(Records with drawing code)

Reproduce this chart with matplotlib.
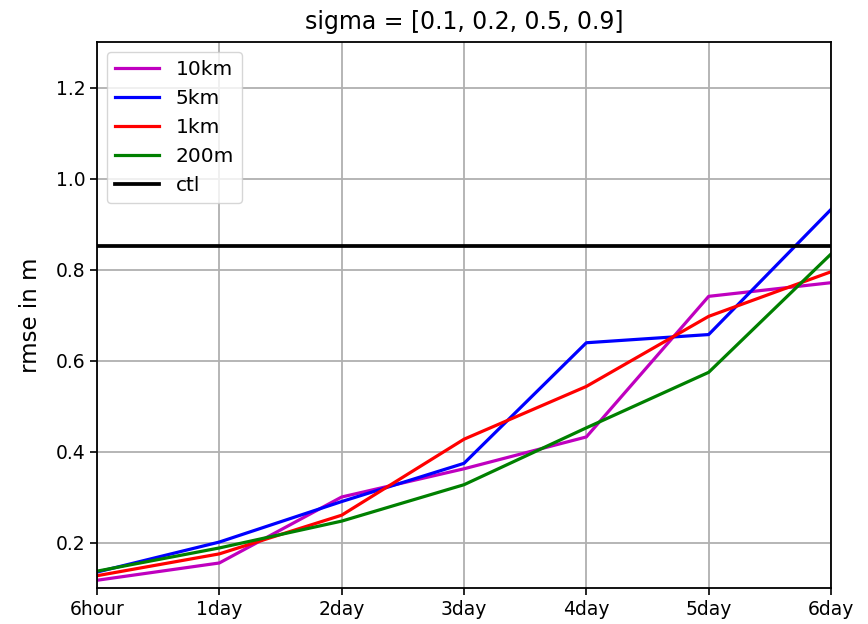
import matplotlib
matplotlib.use("Agg")
import matplotlib.pyplot as plt

leads = ["6hour", "1day", "2day", "3day", "4day", "5day", "6day"]
rmse_10km = [0.117, 0.155, 0.300, 0.362, 0.432, 0.741, 0.771]
rmse_5km = [0.135, 0.201, 0.290, 0.374, 0.639, 0.657, 0.932]
rmse_1km = [0.127, 0.175, 0.260, 0.427, 0.543, 0.697, 0.795]
rmse_200m = [0.137, 0.188, 0.247, 0.327, 0.452, 0.574, 0.834]
ctl = 0.851

fig = plt.figure(figsize=(8.68, 6.24), dpi=100)
ax = fig.add_axes([97 / 868, 1 - 588 / 624, (831 - 97) / 868, (588 - 42) / 624])

x = range(len(leads))
ax.plot(x, rmse_10km, color="m", lw=2.3, label="10km")
ax.plot(x, rmse_5km, color="b", lw=2.3, label="5km")
ax.plot(x, rmse_1km, color="r", lw=2.3, label="1km")
ax.plot(x, rmse_200m, color="g", lw=2.3, label="200m")
ax.axhline(ctl, color="k", lw=2.7, label="ctl")

ax.set_xlim(0, len(leads) - 1)
ax.set_ylim(0.1, 1.3)
ax.set_xticks(list(x))
ax.set_xticklabels(leads)
ax.set_yticks([0.2, 0.4, 0.6, 0.8, 1.0, 1.2])
ax.tick_params(labelsize=13.5, length=5, width=1.2)
for s in ax.spines.values():
    s.set_linewidth(1.3)
ax.grid(True, color="#b0b0b0", lw=1.3)
ax.set_ylabel("rmse in m", fontsize=16.5, labelpad=10)
ax.set_title("sigma = [0.1, 0.2, 0.5, 0.9]", fontsize=17, pad=9)
ax.legend(loc="upper left", fontsize=14.5, handlelength=2.2)

fig.savefig("out.png", dpi=100)
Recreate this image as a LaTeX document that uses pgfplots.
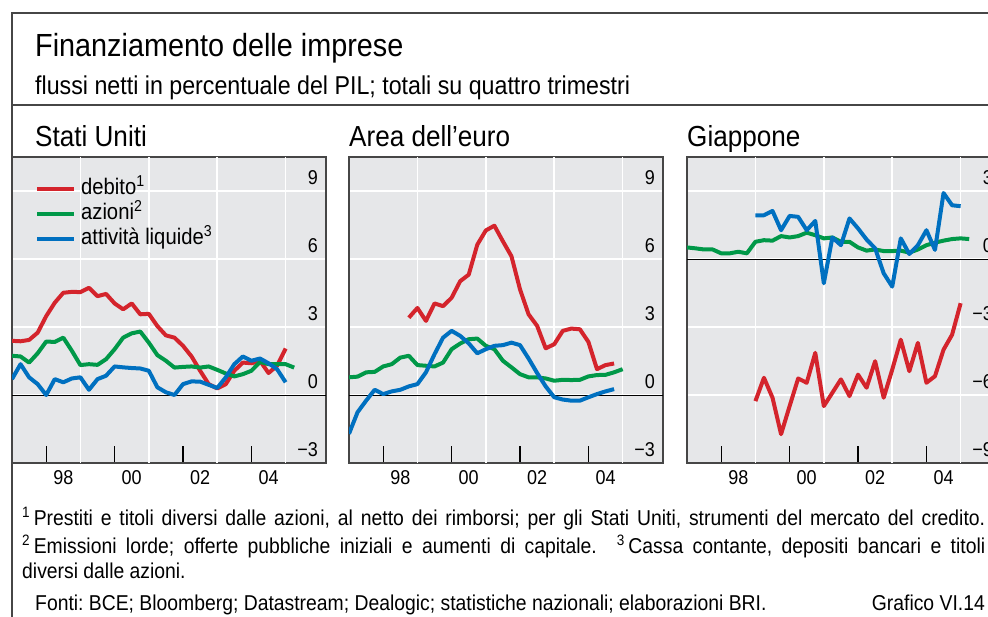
\documentclass[border=0pt]{standalone}
\usepackage{fontspec}
\setmainfont{Liberation Sans}[FakeStretch=0.9]
\usepackage{pgfplots}
\pgfplotsset{compat=1.18}
\frenchspacing

\definecolor{cred}{RGB}{212,36,44}
\definecolor{cgreen}{RGB}{0,152,72}
\definecolor{cblue}{RGB}{0,112,192}
\definecolor{bg}{RGB}{230,231,233}
\definecolor{framec}{RGB}{70,70,70}

\newcommand\ticksize{\fontsize{20bp}{22bp}\selectfont}
\newcommand\legsize{\fontsize{22.5bp}{24bp}\selectfont}
\newcommand\footsize{\fontsize{21.5bp}{23bp}\selectfont}

\pgfplotsset{
  panel/.style={
    scale only axis, width=314bp, height=306bp,
    xmin=1997, xmax=2006.18,
    axis background/.style={fill=bg},
    axis line style={draw=framec, line width=1.3bp},
    tick align=inside,
    xtick pos=lower, ytick pos=right, yticklabel pos=right,
    xtick={1998.5,2000.5,2002.5,2004.5},
    xticklabels={98,00,02,04},
    minor xtick={1998,1999,...,2005},
    major tick length=0pt,
    minor tick length=17bp,
    minor tick style={draw=black, line width=1.2bp},
    ymajorgrids,
    major grid style={draw=white, line width=1.5bp},
    extra x ticks={1999,2001,2003,2005},
    extra x tick labels={},
    extra x tick style={grid=major},
    extra y ticks={0},
    extra y tick labels={},
    extra y tick style={grid=major, major grid style={draw=black, line width=1bp}},
    xticklabel style={font=\ticksize, anchor=north, inner sep=0pt, yshift=-7bp},
    yticklabel style={font=\ticksize, anchor=south east, inner sep=0pt, xshift=-8bp, yshift=6bp},
    no markers,
    every axis plot/.append style={line width=4bp, line join=round},
  },
}

% Stati Uniti
\pgfplotstableread{
x y
1997.00 2.39
1997.25 2.37
1997.50 2.43
1997.75 2.75
1998.00 3.48
1998.25 4.07
1998.50 4.51
1998.75 4.55
1999.00 4.54
1999.25 4.73
1999.50 4.36
1999.75 4.46
2000.00 4.04
2000.25 3.78
2000.50 4.04
2000.75 3.56
2001.00 3.58
2001.25 3.04
2001.50 2.63
2001.75 2.53
2002.00 2.17
2002.25 1.70
2002.50 1.07
2002.75 0.48
2003.00 0.29
2003.25 0.48
2003.50 1.07
2003.75 1.43
2004.00 1.40
2004.25 1.51
2004.50 0.97
2004.75 1.29
2005.00 2.05
}\usdeb
\pgfplotstableread{
x y
1997.00 1.73
1997.25 1.70
1997.50 1.43
1997.75 1.84
1998.00 2.36
1998.25 2.34
1998.50 2.53
1998.75 1.95
1999.00 1.32
1999.25 1.36
1999.50 1.33
1999.75 1.58
2000.00 2.02
2000.25 2.53
2000.50 2.72
2000.75 2.80
2001.00 2.31
2001.25 1.76
2001.50 1.51
2001.75 1.21
2002.00 1.24
2002.25 1.26
2002.50 1.21
2002.75 1.26
2003.00 1.11
2003.25 0.95
2003.50 0.82
2003.75 0.92
2004.00 1.07
2004.25 1.46
2004.50 1.36
2004.75 1.36
2005.00 1.36
2005.25 1.21
}\usazi
\pgfplotstableread{
x y
1997.00 0.70
1997.25 1.36
1997.50 0.78
1997.75 0.48
1998.00 0.00
1998.25 0.70
1998.50 0.56
1998.75 0.73
1999.00 0.78
1999.25 0.23
1999.50 0.70
1999.75 0.85
2000.00 1.26
2000.25 1.22
2000.50 1.19
2000.75 1.17
2001.00 1.07
2001.25 0.34
2001.50 0.12
2001.75 0.00
2002.00 0.48
2002.25 0.60
2002.50 0.59
2002.75 0.45
2003.00 0.31
2003.25 0.78
2003.50 1.36
2003.75 1.70
2004.00 1.51
2004.25 1.61
2004.50 1.40
2004.75 1.14
2005.00 0.56
}\usliq

% Area dell'euro
\pgfplotstableread{
x y
1998.75 3.41
1999.00 3.84
1999.25 3.27
1999.50 4.04
1999.75 3.92
2000.00 4.29
2000.25 5.02
2000.50 5.31
2000.75 6.63
2001.00 7.26
2001.25 7.47
2001.50 6.78
2001.75 6.12
2002.00 4.66
2002.25 3.56
2002.50 3.05
2002.75 2.06
2003.00 2.24
2003.25 2.83
2003.50 2.93
2003.75 2.90
2004.00 2.34
2004.25 1.14
2004.50 1.32
2004.75 1.39
}\eadeb
\pgfplotstableread{
x y
1997.00 0.78
1997.25 0.81
1997.50 1.00
1997.75 1.02
1998.00 1.26
1998.25 1.36
1998.50 1.65
1998.75 1.73
1999.00 1.32
1999.25 1.29
1999.50 1.26
1999.75 1.43
2000.00 2.02
2000.25 2.27
2000.50 2.46
2000.75 2.49
2001.00 2.17
2001.25 2.02
2001.50 1.51
2001.75 1.22
2002.00 0.92
2002.25 0.78
2002.50 0.78
2002.75 0.73
2003.00 0.63
2003.25 0.67
2003.50 0.66
2003.75 0.67
2004.00 0.82
2004.25 0.88
2004.50 0.89
2004.75 1.00
2005.00 1.14
}\eaazi
\pgfplotstableread{
x y
1997.00 -1.71
1997.25 -0.76
1997.50 -0.25
1997.75 0.23
1998.00 0.04
1998.25 0.16
1998.50 0.23
1998.75 0.38
1999.00 0.48
1999.25 1.00
1999.50 1.80
1999.75 2.53
2000.00 2.83
2000.25 2.61
2000.50 2.28
2000.75 1.84
2001.00 2.02
2001.25 2.17
2001.50 2.20
2001.75 2.31
2002.00 2.20
2002.25 1.61
2002.50 0.97
2002.75 0.38
2003.00 -0.10
2003.25 -0.20
2003.50 -0.25
2003.75 -0.25
2004.00 -0.10
2004.25 0.04
2004.50 0.16
2004.75 0.26
}\ealiq

% Giappone
\pgfplotstableread{
x y
1999.00 -6.27
1999.25 -5.24
1999.50 -6.12
1999.75 -7.73
2000.00 -6.49
2000.25 -5.27
2000.50 -5.46
2000.75 -4.14
2001.00 -6.49
2001.25 -5.90
2001.50 -5.31
2001.75 -6.05
2002.00 -5.10
2002.25 -5.68
2002.50 -4.51
2002.75 -6.12
2003.00 -4.88
2003.25 -3.56
2003.50 -4.95
2003.75 -3.70
2004.00 -5.46
2004.25 -5.17
2004.50 -4.00
2004.75 -3.34
2005.00 -1.95
}\jpdeb
\pgfplotstableread{
x y
1997.00 0.51
1997.25 0.47
1997.50 0.42
1997.75 0.42
1998.00 0.25
1998.25 0.25
1998.50 0.32
1998.75 0.25
1999.00 0.76
1999.25 0.83
1999.50 0.81
1999.75 1.01
2000.00 0.95
2000.25 1.01
2000.50 1.16
2000.75 1.05
2001.00 0.91
2001.25 0.95
2001.50 0.76
2001.75 0.76
2002.00 0.51
2002.25 0.37
2002.50 0.42
2002.75 0.35
2003.00 0.35
2003.25 0.37
2003.50 0.28
2003.75 0.42
2004.00 0.61
2004.25 0.72
2004.50 0.81
2004.75 0.88
2005.00 0.91
2005.25 0.88
}\jpazi
\pgfplotstableread{
x y
1999.00 1.93
1999.25 1.93
1999.50 2.12
1999.75 1.27
2000.00 1.90
2000.25 1.86
2000.50 1.27
2000.75 1.68
2001.00 -1.07
2001.25 0.95
2001.50 0.61
2001.75 1.79
2002.00 1.35
2002.25 0.86
2002.50 0.47
2002.75 -0.63
2003.00 -1.22
2003.25 0.91
2003.50 0.22
2003.75 0.61
2004.00 1.27
2004.25 0.40
2004.50 2.91
2004.75 2.37
2005.00 2.33
}\jpliq

\begin{document}
\begin{tikzpicture}
\path[use as bounding box, clip] (0bp,0bp) rectangle (988bp,-617bp);

% outer frame
\draw[framec, line width=1.3bp] (12bp,-617bp) -- (12bp,-13bp) -- (990bp,-13bp);
\draw[framec, line width=1.3bp] (12bp,-105bp) -- (990bp,-105bp);

\node[anchor=base west, inner sep=0pt, font=\fontsize{32bp}{36bp}\selectfont] at (35bp,-56bp) {Finanziamento delle imprese};
\node[anchor=base west, inner sep=0pt, font=\fontsize{25.8bp}{28bp}\selectfont] at (35bp,-94bp) {flussi netti in percentuale del PIL; totali su quattro trimestri};

\node[anchor=base west, inner sep=0pt, font=\fontsize{29bp}{31bp}\selectfont] at (35bp,-146bp) {Stati Uniti};
\node[anchor=base west, inner sep=0pt, font=\fontsize{29bp}{31bp}\selectfont] at (349bp,-146bp) {Area dell’euro};
\node[anchor=base west, inner sep=0pt, font=\fontsize{29bp}{31bp}\selectfont] at (687bp,-146bp) {Giappone};

\begin{axis}[panel, at={(12bp,-157bp)}, anchor=north west,
  ymin=-3, ymax=10.5, ytick={-3,0,3,6,9}, yticklabels={−3,0,3,6,9},
  legend style={at={(0.073,0.925)}, anchor=north west, draw=none, fill=none,
    font=\legsize, inner sep=0pt, row sep=7bp, column sep=5bp,
    nodes={inner sep=0pt, text height=14bp, text depth=4bp}},
  legend cell align=left,
  legend image code/.code={\draw[#1, line width=4bp] (0bp,0bp) -- (37bp,0bp);},
]
\addplot[cred] table {\usdeb};
\addlegendentry{debito\textsuperscript{1}}
\addplot[cgreen] table {\usazi};
\addlegendentry{azioni\textsuperscript{2}}
\addplot[cblue] table {\usliq};
\addlegendentry{attività liquide\textsuperscript{3}}
\end{axis}

\begin{axis}[panel, at={(349bp,-157bp)}, anchor=north west,
  ymin=-3, ymax=10.5, ytick={-3,0,3,6,9}, yticklabels={−3,0,3,6,9}]
\addplot[cred] table {\eadeb};
\addplot[cgreen] table {\eaazi};
\addplot[cblue] table {\ealiq};
\end{axis}

\begin{axis}[panel, at={(687bp,-157bp)}, anchor=north west,
  ymin=-9, ymax=4.5, ytick={-9,-6,-3,0,3}, yticklabels={−9,−6,−3,0,3}]
\addplot[cred] table {\jpdeb};
\addplot[cgreen] table {\jpazi};
\addplot[cblue] table {\jpliq};
\end{axis}

% notes (justified lines)
\node[anchor=base west, inner sep=0pt, font=\footsize] at (22bp,-525bp) {\makebox[963bp][s]{\textsuperscript{1}\,Prestiti e titoli diversi dalle azioni, al netto dei rimborsi; per gli Stati Uniti, strumenti del mercato del credito.}};
\node[anchor=base west, inner sep=0pt, font=\footsize] at (22bp,-553bp) {\makebox[963bp][s]{\textsuperscript{2}\,Emissioni lorde; offerte pubbliche iniziali e aumenti di capitale.\hspace{14bp plus 4bp}\textsuperscript{3}\,Cassa contante, depositi bancari e titoli}};
\node[anchor=base west, inner sep=0pt, font=\footsize] at (22bp,-578bp) {diversi dalle azioni.};
\node[anchor=base west, inner sep=0pt, font=\footsize] at (35bp,-610bp) {Fonti: BCE; Bloomberg; Datastream; Dealogic; statistiche nazionali; elaborazioni BRI.};
\node[anchor=base east, inner sep=0pt, font=\footsize] at (985bp,-610bp) {Grafico VI.14};
\end{tikzpicture}
\end{document}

## Set exercise
Your task is to reproduce the entries above word for word, from the first line through the line with "ax = fig.add_axes([97", and please leave out any pictures.

## Answer to this task
Reproduce this chart with matplotlib.
import matplotlib
matplotlib.use("Agg")
import matplotlib.pyplot as plt

leads = ["6hour", "1day", "2day", "3day", "4day", "5day", "6day"]
rmse_10km = [0.117, 0.155, 0.300, 0.362, 0.432, 0.741, 0.771]
rmse_5km = [0.135, 0.201, 0.290, 0.374, 0.639, 0.657, 0.932]
rmse_1km = [0.127, 0.175, 0.260, 0.427, 0.543, 0.697, 0.795]
rmse_200m = [0.137, 0.188, 0.247, 0.327, 0.452, 0.574, 0.834]
ctl = 0.851

fig = plt.figure(figsize=(8.68, 6.24), dpi=100)
ax = fig.add_axes([97 / 868, 1 - 588 / 624, (831 - 97) / 868, (588 - 42) / 624])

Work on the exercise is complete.